By Lauren Santye
There has been a lot of discussion among students this semester about the changes that have been made to Rider’s alcohol and cyber-harassment policies.
Rumors have been going around about the role of Public Safety and about underage students having to leave the room if alcohol is present. Dean of Students Anthony Campbell clears up the policy.
“With this change in policy we are trying to make it unambiguous and take away a lot of confusion,” he said. “We are trying to create a safe environment on campus.”
The alcohol policy generally prohibits any person under 21 years of age from being in the presence of alcoholic beverages (consumed or possessed) other than in the Rider Pub or other licensed facility or approved event.
However, there is an exception to the rule. A student who is of legal age can consume alcohol in his or her room even if his or her roommate is underage. However, if more people 21 and older enter the room, the underage student has a few options. The Source gives some suggestions on what to do if students who cannot legally drink find themselves in a situation where they are knowingly in the presence of alcohol.
According to the alcohol policy, the underage students could remove themselves from the situation immediately, ask the individual(s) with the alcohol to leave or dispose of the alcohol, or notify Rider staff.
There are different styles of dorms on campus. Lincoln, Ziegler, Moore and West Village, for example, have different layouts. If a student is 21 or older and has friends over, they can drink in that student’s room, while the underage roommate can not be in the same room. If they’re drinking in the common room area, then this is a violation of the policy.
If a violation is found, not only will the underage student get fined, but those who are 21 or older will be punished as well.
Kevin Whitehead, who is a senior majoring in journalism, vents his opinion on the policy change.
“The school’s getting worse, splitting campus life between students who are underage and those of legal age,” he said. “Behind closed doors, Rider is separating two types of students — this is extreme.”
If the underage student is sleeping and the student of legal drinking age has friends over, the underage student will not get in trouble because he or she is not “knowingly” in the presence of alcohol. Therefore, that student does not have to leave the room.
Dean Campbell defines “knowingly in the presence of” as, “If you know they are drinking and that there is alcohol.”
The policy also forbids any alcohol-related collections like liquor bottles, shot glasses, wine glasses, etc. According to Campbell, the reason for this is that students would say that their empty beer cans or row of shot glasses were a part of a collection when caught.
A student who chose to be anonymous spoke about his opposition to the new rules.
“I’ve witnessed the alcohol policy change in front of my eyes,” he said. “Thankfully I’ve never had an alcohol violation, but this new change is absurd, I’m 21 and I’m not an alcoholic, but if I have alcohol paraphernalia like a shot glass, I shouldn’t be penalized. I know Rider is a private school and can make their own rules, but this is too much. Rider doesn’t trust the students. Some people are safe and responsible with alcohol.

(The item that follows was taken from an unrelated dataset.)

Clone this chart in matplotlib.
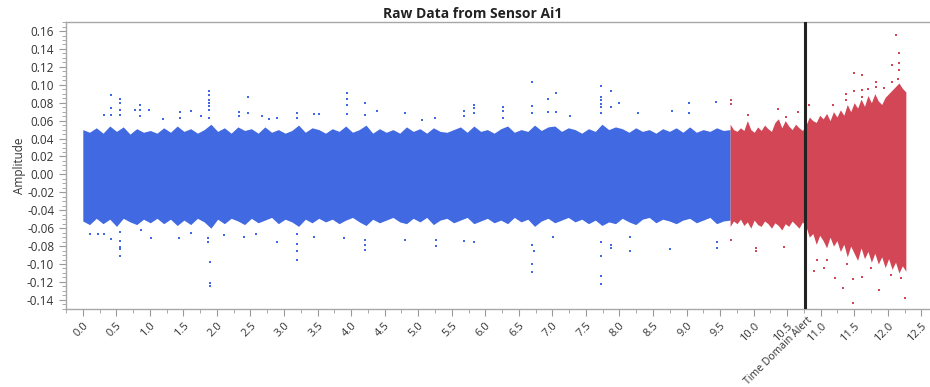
import numpy as np
import matplotlib
matplotlib.use("Agg")
import matplotlib.pyplot as plt
from matplotlib.ticker import MultipleLocator, FormatStrFormatter
import matplotlib.transforms as mtransforms

plt.rcParams['font.family'] = ['Open Sans', 'DejaVu Sans']

# envelope of the normal-run signal, evenly spaced from t=0 to the change point
blue_start, blue_end = 0.0, 9.65
blue_upper = [0.050, 0.047, 0.052, 0.046, 0.054, 0.048, 0.053, 0.045, 0.051, 0.047,
              0.049, 0.046, 0.052, 0.047, 0.054, 0.048, 0.051, 0.046, 0.050, 0.056,
              0.048, 0.052, 0.046, 0.053, 0.049, 0.051, 0.046, 0.053, 0.047, 0.050,
              0.046, 0.049, 0.055, 0.047, 0.052, 0.050, 0.046, 0.051, 0.048, 0.054,
              0.047, 0.050, 0.055, 0.046, 0.051, 0.047, 0.050, 0.046, 0.053, 0.048,
              0.051, 0.046, 0.052, 0.048, 0.047, 0.050, 0.053, 0.047, 0.054, 0.048,
              0.050, 0.046, 0.051, 0.054, 0.047, 0.050, 0.048, 0.055, 0.049, 0.053,
              0.054, 0.048, 0.052, 0.050, 0.046, 0.051, 0.048, 0.056, 0.050, 0.053,
              0.051, 0.047, 0.052, 0.048, 0.050, 0.046, 0.051, 0.048, 0.052, 0.047,
              0.053, 0.047, 0.050, 0.048, 0.052, 0.049, 0.050]
blue_lower = [-0.052, -0.056, -0.049, -0.055, -0.050, -0.058, -0.049, -0.053, -0.056, -0.050,
              -0.054, -0.049, -0.055, -0.050, -0.057, -0.051, -0.056, -0.049, -0.053, -0.060,
              -0.050, -0.055, -0.049, -0.052, -0.056, -0.049, -0.054, -0.051, -0.048, -0.055,
              -0.050, -0.053, -0.058, -0.050, -0.054, -0.049, -0.053, -0.050, -0.055, -0.051,
              -0.048, -0.053, -0.057, -0.050, -0.054, -0.051, -0.048, -0.053, -0.055, -0.049,
              -0.053, -0.048, -0.056, -0.051, -0.049, -0.054, -0.051, -0.048, -0.055, -0.052,
              -0.049, -0.054, -0.051, -0.055, -0.048, -0.053, -0.050, -0.058, -0.052, -0.049,
              -0.054, -0.051, -0.048, -0.053, -0.050, -0.055, -0.051, -0.057, -0.053, -0.055,
              -0.049, -0.053, -0.056, -0.050, -0.048, -0.054, -0.050, -0.052, -0.055, -0.051,
              -0.049, -0.054, -0.051, -0.048, -0.055, -0.052, -0.051]

# envelope after the change point, evenly spaced up to the end of the record
red_start, red_end = 9.65, 12.27
red_upper = [0.056, 0.050, 0.048, 0.052, 0.049, 0.060, 0.050, 0.047, 0.053, 0.049,
             0.055, 0.051, 0.048, 0.058, 0.062, 0.052, 0.060, 0.054, 0.050, 0.056,
             0.052, 0.049, 0.055, 0.064, 0.060, 0.058, 0.066, 0.062, 0.068, 0.060,
             0.070, 0.064, 0.072, 0.066, 0.078, 0.070, 0.080, 0.074, 0.084, 0.076,
             0.088, 0.080, 0.090, 0.082, 0.078, 0.086, 0.090, 0.094, 0.098, 0.102,
             0.096, 0.092]
red_lower = [-0.058, -0.052, -0.055, -0.050, -0.057, -0.053, -0.060, -0.051, -0.056, -0.058,
             -0.052, -0.055, -0.060, -0.054, -0.057, -0.062, -0.055, -0.058, -0.052, -0.056,
             -0.060, -0.053, -0.058, -0.070, -0.066, -0.078, -0.068, -0.074, -0.082, -0.070,
             -0.080, -0.074, -0.086, -0.078, -0.092, -0.080, -0.088, -0.096, -0.082, -0.094,
             -0.086, -0.098, -0.088, -0.100, -0.092, -0.104, -0.094, -0.106, -0.098, -0.110,
             -0.102, -0.108]

# isolated samples outside the envelope
blue_out_t = [0.31, 0.415, 0.415, 0.415, 0.56, 0.56, 0.56, 0.56, 0.78, 0.85, 0.85, 0.85,
              0.98, 1.20, 1.45, 1.45, 1.61, 1.76, 1.88, 1.88, 1.88, 1.88, 1.88, 1.88, 1.88,
              2.33, 2.33, 2.47, 2.47, 2.67, 2.77, 2.89, 3.20, 3.20, 3.44, 3.52, 3.94, 3.94,
              3.94, 3.94, 4.20, 4.20, 4.39, 4.80, 5.05, 5.25, 5.68, 5.68, 5.83, 5.83, 5.83,
              6.27, 6.27, 6.27, 6.70, 6.70, 6.70, 6.94, 6.94, 7.05, 7.05, 7.27, 7.72, 7.72,
              7.72, 7.72, 7.72, 7.72, 7.87, 7.87, 7.99, 8.28, 8.79, 9.04, 9.04, 9.44,
              0.10, 0.23, 0.32, 0.415, 0.56, 0.56, 0.56, 0.56, 0.56, 0.87, 1.02, 1.44, 1.61,
              1.86, 1.86, 1.89, 1.89, 1.89, 2.11, 2.40, 2.58, 2.90, 3.20, 3.20, 3.20, 3.20,
              3.45, 3.90, 4.21, 4.21, 4.21, 4.80, 5.26, 5.26, 5.68, 5.83, 6.70, 6.70, 6.70,
              6.72, 7.01, 7.72, 7.72, 7.72, 7.72, 7.87, 7.87, 8.16, 8.16, 8.75, 9.45, 9.45]
blue_out_v = [0.066, 0.089, 0.074, 0.066, 0.0845, 0.080, 0.072, 0.066, 0.072, 0.077, 0.072, 0.065,
              0.072, 0.062, 0.070, 0.063, 0.071, 0.065, 0.0934, 0.0886, 0.083, 0.080, 0.076, 0.072, 0.063,
              0.070, 0.065, 0.0864, 0.068, 0.065, 0.062, 0.063, 0.068, 0.063, 0.067, 0.067, 0.0905, 0.0838,
              0.078, 0.067, 0.080, 0.066, 0.071, 0.068, 0.061, 0.063, 0.071, 0.065, 0.078, 0.074, 0.068,
              0.075, 0.071, 0.063, 0.103, 0.076, 0.069, 0.084, 0.070, 0.091, 0.070, 0.065, 0.0987, 0.0868,
              0.083, 0.079, 0.0756, 0.068, 0.093, 0.075, 0.080, 0.068, 0.071, 0.080, 0.068, 0.081,
              -0.067, -0.066, -0.067, -0.072, -0.064, -0.074, -0.0805, -0.083, -0.091, -0.062, -0.0715, -0.0715, -0.0655,
              -0.071, -0.075, -0.098, -0.121, -0.125, -0.068, -0.070, -0.0665, -0.075, -0.067, -0.078, -0.085, -0.095,
              -0.070, -0.0706, -0.073, -0.079, -0.084, -0.073, -0.073, -0.080, -0.074, -0.075, -0.079, -0.100, -0.109,
              -0.086, -0.070, -0.075, -0.0916, -0.113, -0.122, -0.079, -0.082, -0.070, -0.085, -0.083, -0.075, -0.082]

red_out_t = [9.67, 9.67, 9.92, 10.37, 10.49, 10.66, 10.83, 11.18, 11.38, 11.38, 11.49, 11.49,
             11.61, 11.61, 11.61, 11.70, 11.83, 11.83, 11.95, 12.07, 12.07, 12.12, 12.16, 12.17,
             12.17, 12.17,
             9.67, 10.04, 10.04, 10.46, 10.90, 11.05, 11.21, 11.33, 11.48, 11.48, 11.61, 11.87,
             12.20, 12.25, 10.95, 11.10, 11.40, 11.75, 12.05]
red_out_v = [0.083, 0.079, 0.066, 0.073, 0.0645, 0.070, 0.0775, 0.0775, 0.090, 0.083, 0.113, 0.093,
             0.111, 0.094, 0.086, 0.095, 0.1035, 0.098, 0.096, 0.122, 0.1035, 0.1555, 0.107, 0.136,
             0.124, 0.117,
             -0.073, -0.082, -0.086, -0.081, -0.108, -0.105, -0.116, -0.127, -0.117, -0.143, -0.114, -0.129,
             -0.116, -0.138, -0.095, -0.096, -0.100, -0.104, -0.112]

alert_time = 10.77
alert_label = "Time Domain Alert"

blue = "#4169E1"
red = "#D24655"

fig = plt.figure(figsize=(9.3, 3.87), dpi=100)
ax = fig.add_axes([0.071, 0.202, 0.929, 0.741])

bx = np.linspace(blue_start, blue_end, len(blue_upper))
ax.fill_between(bx, blue_lower, blue_upper, color=blue, linewidth=0)
ax.scatter(blue_out_t, blue_out_v, s=3, marker='s', color=blue, linewidths=0)

rx = np.linspace(red_start, red_end, len(red_upper))
ax.fill_between(rx, red_lower, red_upper, color=red, linewidth=0)
ax.scatter(red_out_t, red_out_v, s=3, marker='s', color=red, linewidths=0)

ax.axvline(alert_time, color="#222222", lw=2.2, zorder=5)
trans = mtransforms.blended_transform_factory(ax.transData, ax.transAxes)
ax.text(alert_time + 0.03, -0.02, alert_label, transform=trans, rotation=45,
        rotation_mode='anchor', ha='right', va='top', fontsize=7.6, color="#333333")

ax.set_xlim(-0.25, 12.63)
ax.set_ylim(-0.150, 0.170)
ax.xaxis.set_major_locator(MultipleLocator(0.5))
ax.xaxis.set_minor_locator(MultipleLocator(0.25))
ax.xaxis.set_major_formatter(FormatStrFormatter('%.1f'))
ax.yaxis.set_minor_locator(MultipleLocator(0.005))
ax.yaxis.set_major_formatter(FormatStrFormatter('%.2f'))
ax.set_yticks(np.arange(-0.14, 0.161, 0.02))

ax.tick_params(axis='both', which='major', direction='out', length=5, width=0.8,
               color="#9a9a9a", labelsize=8.5, labelcolor="#333333")
ax.tick_params(axis='x', which='major', labelsize=8)
ax.tick_params(axis='both', which='minor', direction='out', length=3, width=0.6, color="#9a9a9a")
for lbl in ax.get_xticklabels():
    lbl.set_rotation(45)
    lbl.set_rotation_mode('anchor')
    lbl.set_ha('right')
    lbl.set_va('top')

for side in ['left', 'bottom', 'top']:
    ax.spines[side].set_color("#a8a8a8")
    ax.spines[side].set_linewidth(1.0)
ax.spines['right'].set_visible(False)

ax.set_ylabel("Amplitude", fontsize=8.5, color="#333333", labelpad=1)
fig.text(473 / 930, 1 - 14 / 387, "Raw Data from Sensor Ai1", ha='center', va='center',
         fontsize=10, fontweight='bold', color="#222222")

fig.savefig("out.png", dpi=100)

Most people who drink do it to have a good time and unwind.”
Theoretically, Campbell said, Rider’s reasons for getting rid of collections is to help avoid abusive drinking.
“If there’s a limit to shot glasses then there’s a limit to how they use it,” Campbell said. “Rider does not want to encourage alcohol-related collections.”
Rider’s Anti-Harassment Non-Discrimination Policy has also made some changes. It has become more specific in regards to cyberbullying, as a result of civil rights legislation.
According to The Source, using any form of electronic communication to threaten, humiliate, harass, intimidate, or discriminate against an individual or a class of individuals; or sending threatening, harassing, intimidating, or discriminating messages to anyone, including using the university email server to send such messages to individuals outside of the university, is considered cyberharassment.
It also includes things like text messaging, Facebook, Twitter, etc. Domestic violence has also been added to Rider’s policy after Congress passed the Violence Against Women Act.
Some of the newly added things that are considered cyberharassment stem from the controversial website raterider.com that was launched and then shut down immediately last year, Campbell said.
Raterider.com was a website put together by students that took pictures from people’s Facebook profiles The site put up two pictures of different girls and asked users to click on which one was “hotter.”
Sophomore journalism major Ariana Albarella has experienced the effects of a website like raterider.com.
“While I’m glad that the administration is aware of cyberharassment, I feel that it shouldn’t have taken something like raterider.com for the policy to be updated,” she said. “A lot of female students, including myself, had their privacy violated, and had there been a section of The Source dedicated to the consequences of behavior considered to be cyberbullying, those responsible may not have proceeded in creating the site. I am grateful for the step that has been taken to prevent something like this from happening again and can only hope that it allows for a positive move toward controlling cyberharassment.”
Rider added cyberbullying because the Internet and technology have become part of this generation’s lives, and The Source needed to be updated to keep up with the times, Campbell said.